▶ [What to do]
Do any lines in the data below contain "this"? If so, copy every one of them.

▶ [Entries supplied]
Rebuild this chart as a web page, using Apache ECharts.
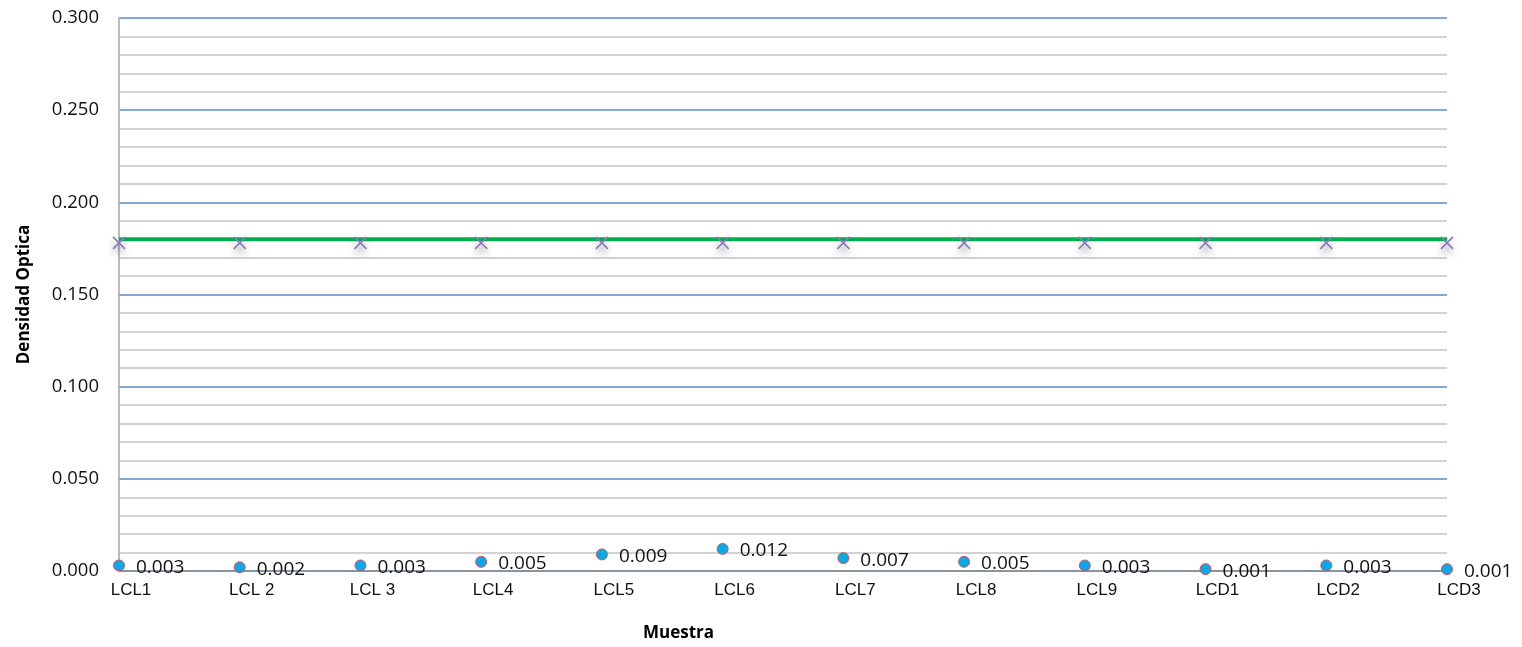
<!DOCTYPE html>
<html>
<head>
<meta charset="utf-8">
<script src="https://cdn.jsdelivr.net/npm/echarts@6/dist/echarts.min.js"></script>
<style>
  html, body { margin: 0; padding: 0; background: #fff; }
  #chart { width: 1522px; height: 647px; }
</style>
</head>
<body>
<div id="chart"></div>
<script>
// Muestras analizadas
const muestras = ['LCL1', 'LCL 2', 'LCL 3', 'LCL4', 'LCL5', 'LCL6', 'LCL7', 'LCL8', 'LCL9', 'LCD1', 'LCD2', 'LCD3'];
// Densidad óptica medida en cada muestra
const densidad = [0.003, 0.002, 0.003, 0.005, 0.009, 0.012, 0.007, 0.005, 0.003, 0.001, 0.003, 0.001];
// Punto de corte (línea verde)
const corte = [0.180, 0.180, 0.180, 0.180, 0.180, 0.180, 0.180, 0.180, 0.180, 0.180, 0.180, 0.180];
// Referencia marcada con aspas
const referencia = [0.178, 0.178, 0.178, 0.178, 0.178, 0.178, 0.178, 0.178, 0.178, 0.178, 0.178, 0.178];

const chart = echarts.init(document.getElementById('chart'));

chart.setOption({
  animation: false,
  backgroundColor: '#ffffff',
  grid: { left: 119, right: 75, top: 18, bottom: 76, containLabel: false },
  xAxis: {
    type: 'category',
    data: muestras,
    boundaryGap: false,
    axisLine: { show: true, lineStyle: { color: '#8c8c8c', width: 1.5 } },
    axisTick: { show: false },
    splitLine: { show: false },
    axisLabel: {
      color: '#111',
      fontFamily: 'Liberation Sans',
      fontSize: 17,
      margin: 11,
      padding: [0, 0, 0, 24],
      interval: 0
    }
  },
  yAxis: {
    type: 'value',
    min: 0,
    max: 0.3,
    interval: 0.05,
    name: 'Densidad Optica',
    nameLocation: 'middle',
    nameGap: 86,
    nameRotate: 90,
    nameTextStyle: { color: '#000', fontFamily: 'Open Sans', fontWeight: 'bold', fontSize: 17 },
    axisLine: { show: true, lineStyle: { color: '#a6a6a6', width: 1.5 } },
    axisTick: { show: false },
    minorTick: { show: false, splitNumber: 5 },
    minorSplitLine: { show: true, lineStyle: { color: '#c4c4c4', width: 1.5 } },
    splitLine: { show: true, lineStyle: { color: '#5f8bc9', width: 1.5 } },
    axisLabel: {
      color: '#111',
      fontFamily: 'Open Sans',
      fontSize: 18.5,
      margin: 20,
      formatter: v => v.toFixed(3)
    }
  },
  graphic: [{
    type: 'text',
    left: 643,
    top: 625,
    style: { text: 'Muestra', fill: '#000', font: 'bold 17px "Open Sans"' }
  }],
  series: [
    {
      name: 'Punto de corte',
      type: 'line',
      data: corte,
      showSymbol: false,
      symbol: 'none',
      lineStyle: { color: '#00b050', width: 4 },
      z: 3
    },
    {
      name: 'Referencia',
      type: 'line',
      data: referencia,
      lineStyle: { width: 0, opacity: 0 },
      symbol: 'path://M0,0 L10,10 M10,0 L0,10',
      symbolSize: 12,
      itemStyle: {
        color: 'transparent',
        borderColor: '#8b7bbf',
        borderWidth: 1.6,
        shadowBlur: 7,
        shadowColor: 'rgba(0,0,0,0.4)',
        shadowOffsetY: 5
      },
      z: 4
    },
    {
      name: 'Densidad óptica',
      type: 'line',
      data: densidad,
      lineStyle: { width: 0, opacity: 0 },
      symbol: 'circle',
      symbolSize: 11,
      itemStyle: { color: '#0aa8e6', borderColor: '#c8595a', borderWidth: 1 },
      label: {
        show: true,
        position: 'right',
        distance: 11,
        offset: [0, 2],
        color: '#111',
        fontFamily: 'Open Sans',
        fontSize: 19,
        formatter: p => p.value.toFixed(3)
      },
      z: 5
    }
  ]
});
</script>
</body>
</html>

---

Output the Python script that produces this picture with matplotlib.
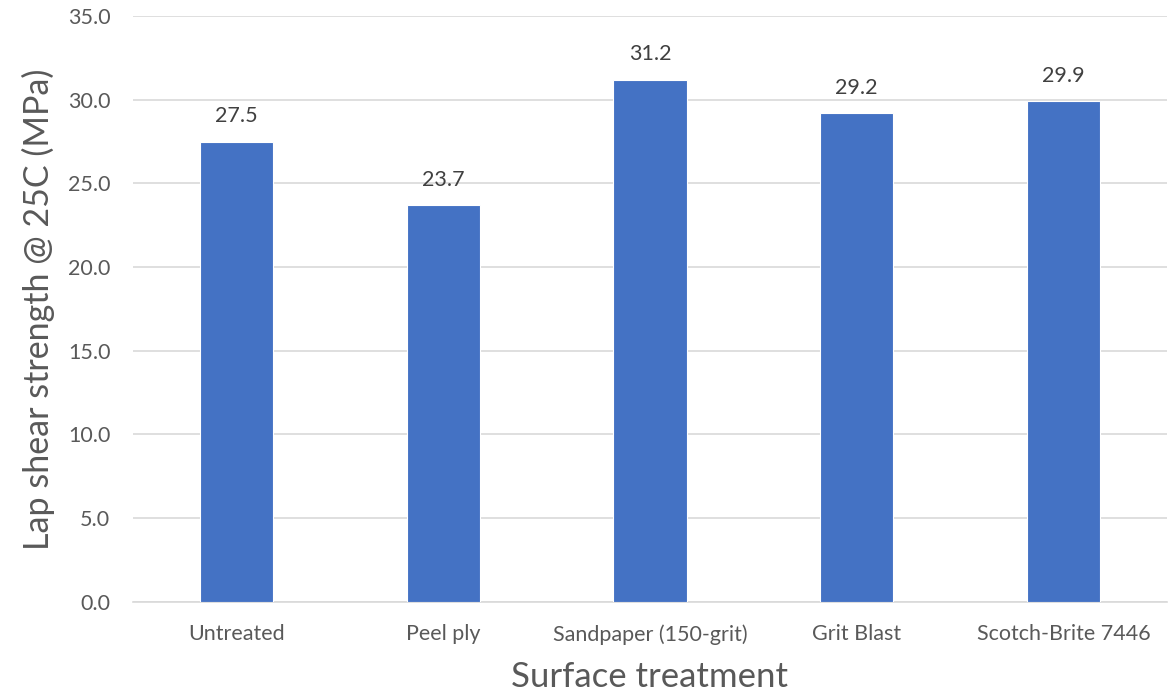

▶ [The result]
Rebuild this chart as a web page, using Apache ECharts.
Output the Python script that produces this picture with matplotlib.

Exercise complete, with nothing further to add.